- [Requirement] Please retype the data in full and exactly; the pictures are not part of the copy.

- [Given information]
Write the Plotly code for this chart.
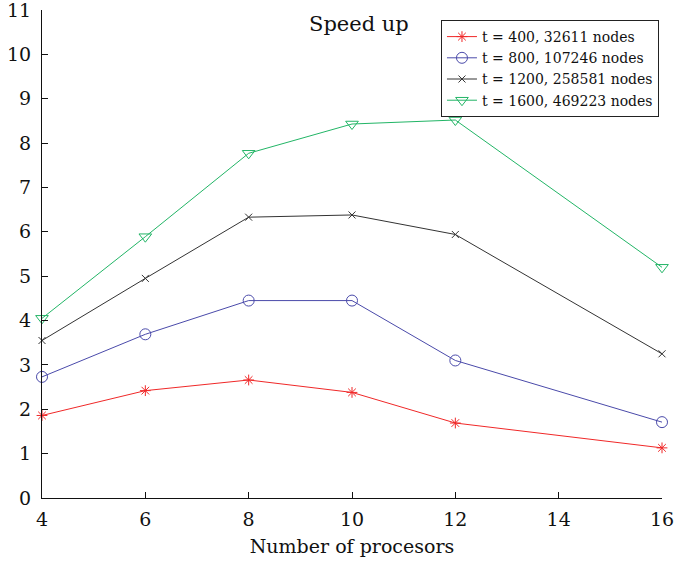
import plotly.graph_objects as go

procs = [4, 6, 8, 10, 12, 16]
names = ["t = 400, 32611 nodes", "t = 800, 107246 nodes",
         "t = 1200, 258581 nodes", "t = 1600, 469223 nodes"]
s400 = [1.86, 2.42, 2.66, 2.38, 1.69, 1.13]
s800 = [2.73, 3.69, 4.45, 4.45, 3.10, 1.71]
s1200 = [3.55, 4.95, 6.33, 6.38, 5.94, 3.25]
s1600 = [4.05, 5.89, 7.77, 8.43, 8.52, 5.20]

colors = ["#f02828", "#4a4aaa", "#333333", "#22b566"]
symbols = ["asterisk-open", "circle-open", "x-thin-open", "triangle-down-open"]
sizes = [9, 11, 7, 11]
series = [s400, s800, s1200, s1600]

FONT = "DejaVu Serif"
fig = go.Figure()
for n, s, c, sym, sz in zip(names, series, colors, symbols, sizes):
    fig.add_trace(go.Scatter(
        x=procs, y=s, name=n, mode="lines+markers",
        line=dict(color=c, width=1),
        marker=dict(symbol=sym, size=sz, color=c, line=dict(color=c, width=1)),
        cliponaxis=False))

fig.update_layout(
    width=675, height=562,
    margin=dict(l=42, r=13, t=10, b=64),
    paper_bgcolor="white", plot_bgcolor="white",
    font=dict(family=FONT, color="#111111"),
    showlegend=True,
    legend=dict(x=0.6435, y=0.9795, xanchor="left", yanchor="top",
                bordercolor="#222222", borderwidth=1, bgcolor="white",
                font=dict(family=FONT, size=14), tracegroupgap=0,
                itemwidth=30),
    annotations=[dict(text="Speed up", x=0.511, y=1.0, xref="paper", yref="paper",
                      xanchor="center", yanchor="top", showarrow=False,
                      font=dict(family=FONT, size=21))],
)
fig.update_xaxes(range=[4, 16], tickvals=[4, 6, 8, 10, 12, 14, 16],
                 automargin=False, ticklabeloverflow="allow", ticklabelstandoff=4,
                 showgrid=False, zeroline=False, showline=True, linecolor="#111111",
                 linewidth=1, ticks="inside", ticklen=6, tickcolor="#111111",
                 tickfont=dict(family=FONT, size=19),
                 title=dict(text="Number of procesors", font=dict(family=FONT, size=19),
                            standoff=10))
fig.update_yaxes(range=[0, 11], tickvals=list(range(12)),
                 automargin=False, ticklabeloverflow="allow", ticklabelstandoff=6,
                 showgrid=False, zeroline=False, showline=True, linecolor="#111111",
                 linewidth=1, ticks="inside", ticklen=6, tickcolor="#111111",
                 tickfont=dict(family=FONT, size=19))

fig.write_html("out.html", config={"displayModeBar": False},
               post_script="document.body.style.margin='0';document.body.style.padding='0';")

- [Correct answer]
Write the Plotly code for this chart.
import plotly.graph_objects as go

procs = [4, 6, 8, 10, 12, 16]
names = ["t = 400, 32611 nodes", "t = 800, 107246 nodes",
         "t = 1200, 258581 nodes", "t = 1600, 469223 nodes"]
s400 = [1.86, 2.42, 2.66, 2.38, 1.69, 1.13]
s800 = [2.73, 3.69, 4.45, 4.45, 3.10, 1.71]
s1200 = [3.55, 4.95, 6.33, 6.38, 5.94, 3.25]
s1600 = [4.05, 5.89, 7.77, 8.43, 8.52, 5.20]

colors = ["#f02828", "#4a4aaa", "#333333", "#22b566"]
symbols = ["asterisk-open", "circle-open", "x-thin-open", "triangle-down-open"]
sizes = [9, 11, 7, 11]
series = [s400, s800, s1200, s1600]

FONT = "DejaVu Serif"
fig = go.Figure()
for n, s, c, sym, sz in zip(names, series, colors, symbols, sizes):
    fig.add_trace(go.Scatter(
        x=procs, y=s, name=n, mode="lines+markers",
        line=dict(color=c, width=1),
        marker=dict(symbol=sym, size=sz, color=c, line=dict(color=c, width=1)),
        cliponaxis=False))

fig.update_layout(
    width=675, height=562,
    margin=dict(l=42, r=13, t=10, b=64),
    paper_bgcolor="white", plot_bgcolor="white",
    font=dict(family=FONT, color="#111111"),
    showlegend=True,
    legend=dict(x=0.6435, y=0.9795, xanchor="left", yanchor="top",
                bordercolor="#222222", borderwidth=1, bgcolor="white",
                font=dict(family=FONT, size=14), tracegroupgap=0,
                itemwidth=30),
    annotations=[dict(text="Speed up", x=0.511, y=1.0, xref="paper", yref="paper",
                      xanchor="center", yanchor="top", showarrow=False,
                      font=dict(family=FONT, size=21))],
)
fig.update_xaxes(range=[4, 16], tickvals=[4, 6, 8, 10, 12, 14, 16],
                 automargin=False, ticklabeloverflow="allow", ticklabelstandoff=4,
                 showgrid=False, zeroline=False, showline=True, linecolor="#111111",
                 linewidth=1, ticks="inside", ticklen=6, tickcolor="#111111",
                 tickfont=dict(family=FONT, size=19),
                 title=dict(text="Number of procesors", font=dict(family=FONT, size=19),
                            standoff=10))
fig.update_yaxes(range=[0, 11], tickvals=list(range(12)),
                 automargin=False, ticklabeloverflow="allow", ticklabelstandoff=6,
                 showgrid=False, zeroline=False, showline=True, linecolor="#111111",
                 linewidth=1, ticks="inside", ticklen=6, tickcolor="#111111",
                 tickfont=dict(family=FONT, size=19))

fig.write_html("out.html", config={"displayModeBar": False},
               post_script="document.body.style.margin='0';document.body.style.padding='0';")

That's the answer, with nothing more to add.